Leave out the pictures and transcribe everything else exactly.

[begin SUPPLIED MATERIAL]

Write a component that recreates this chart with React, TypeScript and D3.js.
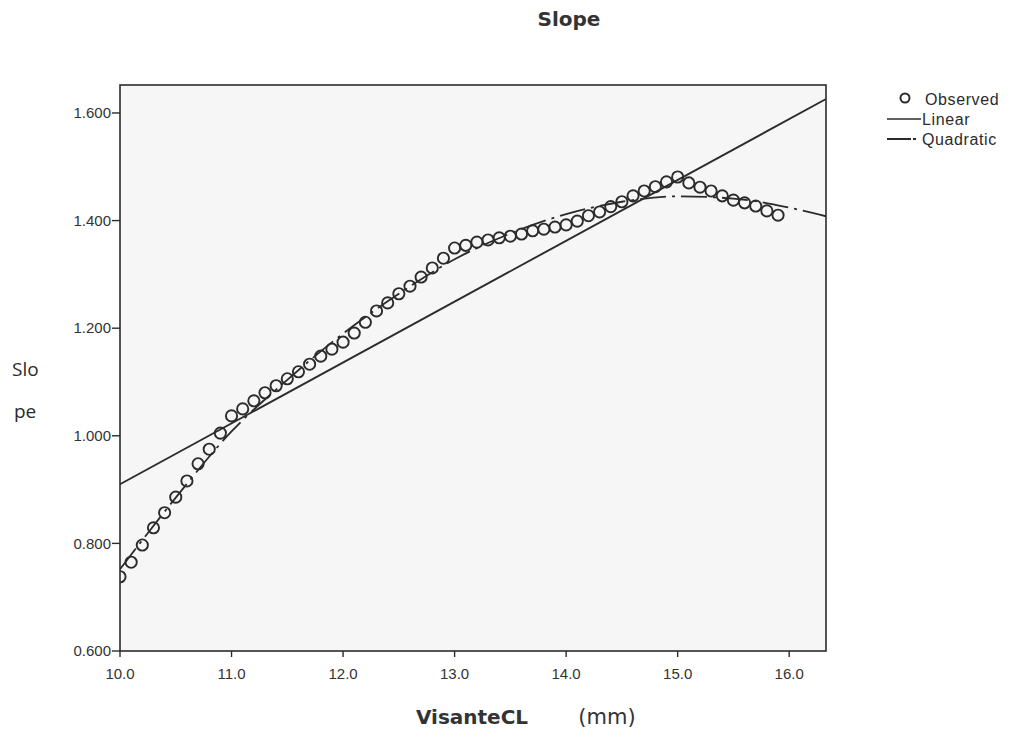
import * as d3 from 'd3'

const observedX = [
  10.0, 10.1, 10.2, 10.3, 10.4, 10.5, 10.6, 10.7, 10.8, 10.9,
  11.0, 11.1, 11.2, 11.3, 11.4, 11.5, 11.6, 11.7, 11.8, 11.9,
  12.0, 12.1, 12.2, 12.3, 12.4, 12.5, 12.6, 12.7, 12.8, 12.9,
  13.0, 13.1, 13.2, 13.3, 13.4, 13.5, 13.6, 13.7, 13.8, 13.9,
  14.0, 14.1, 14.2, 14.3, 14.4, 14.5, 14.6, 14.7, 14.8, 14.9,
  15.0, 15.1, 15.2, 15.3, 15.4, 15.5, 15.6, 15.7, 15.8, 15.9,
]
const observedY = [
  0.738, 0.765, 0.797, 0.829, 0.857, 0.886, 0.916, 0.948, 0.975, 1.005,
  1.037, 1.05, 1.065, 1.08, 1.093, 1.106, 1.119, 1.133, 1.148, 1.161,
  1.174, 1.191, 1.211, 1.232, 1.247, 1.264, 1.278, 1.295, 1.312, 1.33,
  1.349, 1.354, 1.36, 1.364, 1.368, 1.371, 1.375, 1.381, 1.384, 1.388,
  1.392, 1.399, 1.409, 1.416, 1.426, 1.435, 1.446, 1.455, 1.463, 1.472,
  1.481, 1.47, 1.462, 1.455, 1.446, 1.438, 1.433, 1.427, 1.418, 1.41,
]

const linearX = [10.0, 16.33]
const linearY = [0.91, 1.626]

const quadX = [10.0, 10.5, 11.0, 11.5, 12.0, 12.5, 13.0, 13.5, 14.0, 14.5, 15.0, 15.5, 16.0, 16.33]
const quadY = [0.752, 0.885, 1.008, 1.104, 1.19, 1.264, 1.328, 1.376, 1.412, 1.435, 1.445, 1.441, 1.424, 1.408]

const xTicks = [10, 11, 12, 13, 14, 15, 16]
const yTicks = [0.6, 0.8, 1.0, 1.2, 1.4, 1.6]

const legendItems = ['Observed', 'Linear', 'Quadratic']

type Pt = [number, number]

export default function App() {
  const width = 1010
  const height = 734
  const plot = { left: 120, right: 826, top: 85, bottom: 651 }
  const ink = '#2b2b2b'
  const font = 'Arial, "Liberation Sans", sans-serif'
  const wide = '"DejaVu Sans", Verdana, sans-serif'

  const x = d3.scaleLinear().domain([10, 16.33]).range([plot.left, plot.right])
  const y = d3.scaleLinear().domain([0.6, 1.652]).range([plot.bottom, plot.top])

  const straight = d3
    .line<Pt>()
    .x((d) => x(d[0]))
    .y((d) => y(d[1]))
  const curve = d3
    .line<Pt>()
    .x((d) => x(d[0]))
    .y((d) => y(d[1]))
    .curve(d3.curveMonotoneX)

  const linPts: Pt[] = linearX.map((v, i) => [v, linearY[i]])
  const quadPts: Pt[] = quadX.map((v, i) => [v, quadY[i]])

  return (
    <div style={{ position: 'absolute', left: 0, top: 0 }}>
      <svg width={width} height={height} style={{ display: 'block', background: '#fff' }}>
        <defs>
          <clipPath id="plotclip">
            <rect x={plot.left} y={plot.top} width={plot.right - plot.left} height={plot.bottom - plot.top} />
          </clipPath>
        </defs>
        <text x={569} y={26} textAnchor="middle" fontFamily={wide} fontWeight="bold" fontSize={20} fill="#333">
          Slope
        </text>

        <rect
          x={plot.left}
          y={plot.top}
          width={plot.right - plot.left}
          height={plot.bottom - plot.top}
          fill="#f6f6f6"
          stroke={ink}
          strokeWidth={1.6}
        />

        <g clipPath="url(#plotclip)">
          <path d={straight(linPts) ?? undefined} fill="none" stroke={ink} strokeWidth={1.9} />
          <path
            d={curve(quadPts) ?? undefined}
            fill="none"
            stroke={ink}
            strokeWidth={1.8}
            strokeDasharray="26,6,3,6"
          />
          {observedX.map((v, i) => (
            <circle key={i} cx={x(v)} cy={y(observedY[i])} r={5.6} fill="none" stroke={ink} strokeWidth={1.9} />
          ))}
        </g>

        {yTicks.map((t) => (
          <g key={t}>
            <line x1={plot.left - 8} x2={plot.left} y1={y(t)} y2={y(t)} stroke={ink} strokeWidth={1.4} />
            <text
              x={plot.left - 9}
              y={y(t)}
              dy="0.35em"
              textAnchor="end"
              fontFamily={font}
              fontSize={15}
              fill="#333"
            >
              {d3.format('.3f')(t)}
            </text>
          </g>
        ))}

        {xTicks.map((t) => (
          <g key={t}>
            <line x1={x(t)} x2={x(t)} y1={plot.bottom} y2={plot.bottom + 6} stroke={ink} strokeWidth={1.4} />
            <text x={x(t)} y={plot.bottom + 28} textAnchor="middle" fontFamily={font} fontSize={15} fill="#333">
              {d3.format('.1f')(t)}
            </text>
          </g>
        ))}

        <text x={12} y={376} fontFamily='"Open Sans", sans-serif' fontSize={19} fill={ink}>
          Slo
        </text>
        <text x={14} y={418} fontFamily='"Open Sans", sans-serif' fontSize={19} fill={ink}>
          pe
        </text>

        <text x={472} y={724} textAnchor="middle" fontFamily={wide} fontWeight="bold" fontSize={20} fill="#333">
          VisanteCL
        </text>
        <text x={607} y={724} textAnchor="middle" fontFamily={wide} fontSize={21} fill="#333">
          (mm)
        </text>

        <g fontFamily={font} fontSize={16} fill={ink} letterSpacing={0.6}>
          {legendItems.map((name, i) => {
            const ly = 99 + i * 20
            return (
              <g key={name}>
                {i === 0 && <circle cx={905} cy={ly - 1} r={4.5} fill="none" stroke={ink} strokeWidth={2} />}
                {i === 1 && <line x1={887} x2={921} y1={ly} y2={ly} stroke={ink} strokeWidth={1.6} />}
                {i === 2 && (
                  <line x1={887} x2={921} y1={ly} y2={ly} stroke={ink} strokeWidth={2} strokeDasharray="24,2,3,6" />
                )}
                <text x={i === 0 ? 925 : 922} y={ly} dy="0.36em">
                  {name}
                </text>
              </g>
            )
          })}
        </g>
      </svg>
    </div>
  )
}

[end SUPPLIED MATERIAL]

#### [FINAL RESULT]
Write a component that recreates this chart with React, TypeScript and D3.js.
import * as d3 from 'd3'

const observedX = [
  10.0, 10.1, 10.2, 10.3, 10.4, 10.5, 10.6, 10.7, 10.8, 10.9,
  11.0, 11.1, 11.2, 11.3, 11.4, 11.5, 11.6, 11.7, 11.8, 11.9,
  12.0, 12.1, 12.2, 12.3, 12.4, 12.5, 12.6, 12.7, 12.8, 12.9,
  13.0, 13.1, 13.2, 13.3, 13.4, 13.5, 13.6, 13.7, 13.8, 13.9,
  14.0, 14.1, 14.2, 14.3, 14.4, 14.5, 14.6, 14.7, 14.8, 14.9,
  15.0, 15.1, 15.2, 15.3, 15.4, 15.5, 15.6, 15.7, 15.8, 15.9,
]
const observedY = [
  0.738, 0.765, 0.797, 0.829, 0.857, 0.886, 0.916, 0.948, 0.975, 1.005,
  1.037, 1.05, 1.065, 1.08, 1.093, 1.106, 1.119, 1.133, 1.148, 1.161,
  1.174, 1.191, 1.211, 1.232, 1.247, 1.264, 1.278, 1.295, 1.312, 1.33,
  1.349, 1.354, 1.36, 1.364, 1.368, 1.371, 1.375, 1.381, 1.384, 1.388,
  1.392, 1.399, 1.409, 1.416, 1.426, 1.435, 1.446, 1.455, 1.463, 1.472,
  1.481, 1.47, 1.462, 1.455, 1.446, 1.438, 1.433, 1.427, 1.418, 1.41,
]

const linearX = [10.0, 16.33]
const linearY = [0.91, 1.626]

const quadX = [10.0, 10.5, 11.0, 11.5, 12.0, 12.5, 13.0, 13.5, 14.0, 14.5, 15.0, 15.5, 16.0, 16.33]
const quadY = [0.752, 0.885, 1.008, 1.104, 1.19, 1.264, 1.328, 1.376, 1.412, 1.435, 1.445, 1.441, 1.424, 1.408]

const xTicks = [10, 11, 12, 13, 14, 15, 16]
const yTicks = [0.6, 0.8, 1.0, 1.2, 1.4, 1.6]

const legendItems = ['Observed', 'Linear', 'Quadratic']

type Pt = [number, number]

export default function App() {
  const width = 1010
  const height = 734
  const plot = { left: 120, right: 826, top: 85, bottom: 651 }
  const ink = '#2b2b2b'
  const font = 'Arial, "Liberation Sans", sans-serif'
  const wide = '"DejaVu Sans", Verdana, sans-serif'

  const x = d3.scaleLinear().domain([10, 16.33]).range([plot.left, plot.right])
  const y = d3.scaleLinear().domain([0.6, 1.652]).range([plot.bottom, plot.top])

  const straight = d3
    .line<Pt>()
    .x((d) => x(d[0]))
    .y((d) => y(d[1]))
  const curve = d3
    .line<Pt>()
    .x((d) => x(d[0]))
    .y((d) => y(d[1]))
    .curve(d3.curveMonotoneX)

  const linPts: Pt[] = linearX.map((v, i) => [v, linearY[i]])
  const quadPts: Pt[] = quadX.map((v, i) => [v, quadY[i]])

  return (
    <div style={{ position: 'absolute', left: 0, top: 0 }}>
      <svg width={width} height={height} style={{ display: 'block', background: '#fff' }}>
        <defs>
          <clipPath id="plotclip">
            <rect x={plot.left} y={plot.top} width={plot.right - plot.left} height={plot.bottom - plot.top} />
          </clipPath>
        </defs>
        <text x={569} y={26} textAnchor="middle" fontFamily={wide} fontWeight="bold" fontSize={20} fill="#333">
          Slope
        </text>

        <rect
          x={plot.left}
          y={plot.top}
          width={plot.right - plot.left}
          height={plot.bottom - plot.top}
          fill="#f6f6f6"
          stroke={ink}
          strokeWidth={1.6}
        />

        <g clipPath="url(#plotclip)">
          <path d={straight(linPts) ?? undefined} fill="none" stroke={ink} strokeWidth={1.9} />
          <path
            d={curve(quadPts) ?? undefined}
            fill="none"
            stroke={ink}
            strokeWidth={1.8}
            strokeDasharray="26,6,3,6"
          />
          {observedX.map((v, i) => (
            <circle key={i} cx={x(v)} cy={y(observedY[i])} r={5.6} fill="none" stroke={ink} strokeWidth={1.9} />
          ))}
        </g>

        {yTicks.map((t) => (
          <g key={t}>
            <line x1={plot.left - 8} x2={plot.left} y1={y(t)} y2={y(t)} stroke={ink} strokeWidth={1.4} />
            <text
              x={plot.left - 9}
              y={y(t)}
              dy="0.35em"
              textAnchor="end"
              fontFamily={font}
              fontSize={15}
              fill="#333"
            >
              {d3.format('.3f')(t)}
            </text>
          </g>
        ))}

        {xTicks.map((t) => (
          <g key={t}>
            <line x1={x(t)} x2={x(t)} y1={plot.bottom} y2={plot.bottom + 6} stroke={ink} strokeWidth={1.4} />
            <text x={x(t)} y={plot.bottom + 28} textAnchor="middle" fontFamily={font} fontSize={15} fill="#333">
              {d3.format('.1f')(t)}
            </text>
          </g>
        ))}

        <text x={12} y={376} fontFamily='"Open Sans", sans-serif' fontSize={19} fill={ink}>
          Slo
        </text>
        <text x={14} y={418} fontFamily='"Open Sans", sans-serif' fontSize={19} fill={ink}>
          pe
        </text>

        <text x={472} y={724} textAnchor="middle" fontFamily={wide} fontWeight="bold" fontSize={20} fill="#333">
          VisanteCL
        </text>
        <text x={607} y={724} textAnchor="middle" fontFamily={wide} fontSize={21} fill="#333">
          (mm)
        </text>

        <g fontFamily={font} fontSize={16} fill={ink} letterSpacing={0.6}>
          {legendItems.map((name, i) => {
            const ly = 99 + i * 20
            return (
              <g key={name}>
                {i === 0 && <circle cx={905} cy={ly - 1} r={4.5} fill="none" stroke={ink} strokeWidth={2} />}
                {i === 1 && <line x1={887} x2={921} y1={ly} y2={ly} stroke={ink} strokeWidth={1.6} />}
                {i === 2 && (
                  <line x1={887} x2={921} y1={ly} y2={ly} stroke={ink} strokeWidth={2} strokeDasharray="24,2,3,6" />
                )}
                <text x={i === 0 ? 925 : 922} y={ly} dy="0.36em">
                  {name}
                </text>
              </g>
            )
          })}
        </g>
      </svg>
    </div>
  )
}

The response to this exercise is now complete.